FRIESACK Zerschlissene Kleidung, eine wilde Frisur und das berühmte Anarchiezeichen tragend — Alfred Gösche ist unumstritten ein Punker, und Punks stehen für Rebellion gegen das gesittete, bürgerliche Leben. Haben diese Menschen überhaupt etwas in einer Kirche verloren? “Warum denn nicht”, fragt Anette Wiesner prompt.
Ein gutes Jahr ist vergangen seit die 39-Jährige die junge Gemeinde der evangelischen Kirche Friesack ins Leben rief. “Die Stadt ist dabei eher zweitrangig, denn häufig folgen sogar Jugendliche aus etwas weiter entfernten Dörfern und Städten den Einladungen zu unseren Treffen”, erzählt die Gemeindepädagogin erfreut.
Was in den geselligen Runden geschieht, entscheiden Anette Wiesner und ihre Schützlinge meist spontan. “Oft kochen wir gemeinsam und genießen das Essen anschließend bei netten Plaudereien”, berichtet sie.

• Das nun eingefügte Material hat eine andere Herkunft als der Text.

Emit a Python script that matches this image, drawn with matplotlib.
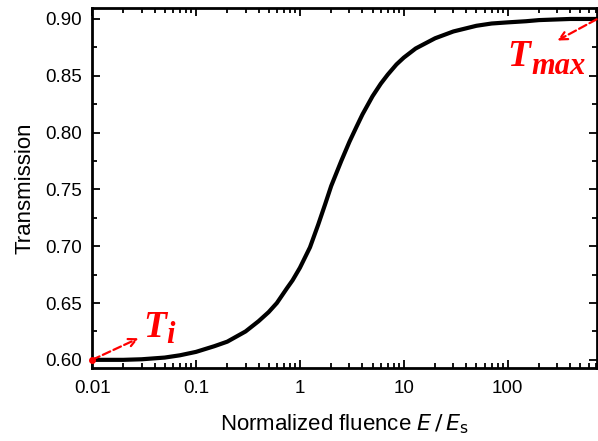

Manchmal würden Tonfall und Gesprächsthemen aber auch ernst, so Anette Wiesner. Dann unterhalten sich die jungen Leute mit der Gemeindepädagogin über Probleme in der Welt oder vertrauen ihr Geschichten aus ihrem eigenen Leben an. “Auf diese Weise lernen die Mädchen und Jungen mich als Christen kennen und entdecken so vielleicht einen Weg für sich, mit Problemen umzugehen und ich erfahre, was die Jugend von heute bewegt”, resümiert die Mutter zweier Kinder. Manchmal hält Anette Wiesner sogar die eine oder andere Besonderheit für ihre junge Gemeinde bereit. Jüngst war eine so genannte Teen-Sing-Gruppe aus Premnitz im Friesacker Gotteshaus zu Gast, die sich beim Einstudieren von selbst geschriebenen Liedern mit christlichem Inhalt von der jungen Gemeinde zusehen ließ. Da der 16-jährige Alfred zum ersten Mal auf die junge Gemeinde stieß, war all das für ihn vollkommen neu. Neu, aber nicht abschreckend. “Eigentlich bin ich nur meiner Freundin zuliebe hier, aber ich könnte mir durchaus vorstellen, wiederzukommen”, sagte der junge Mann.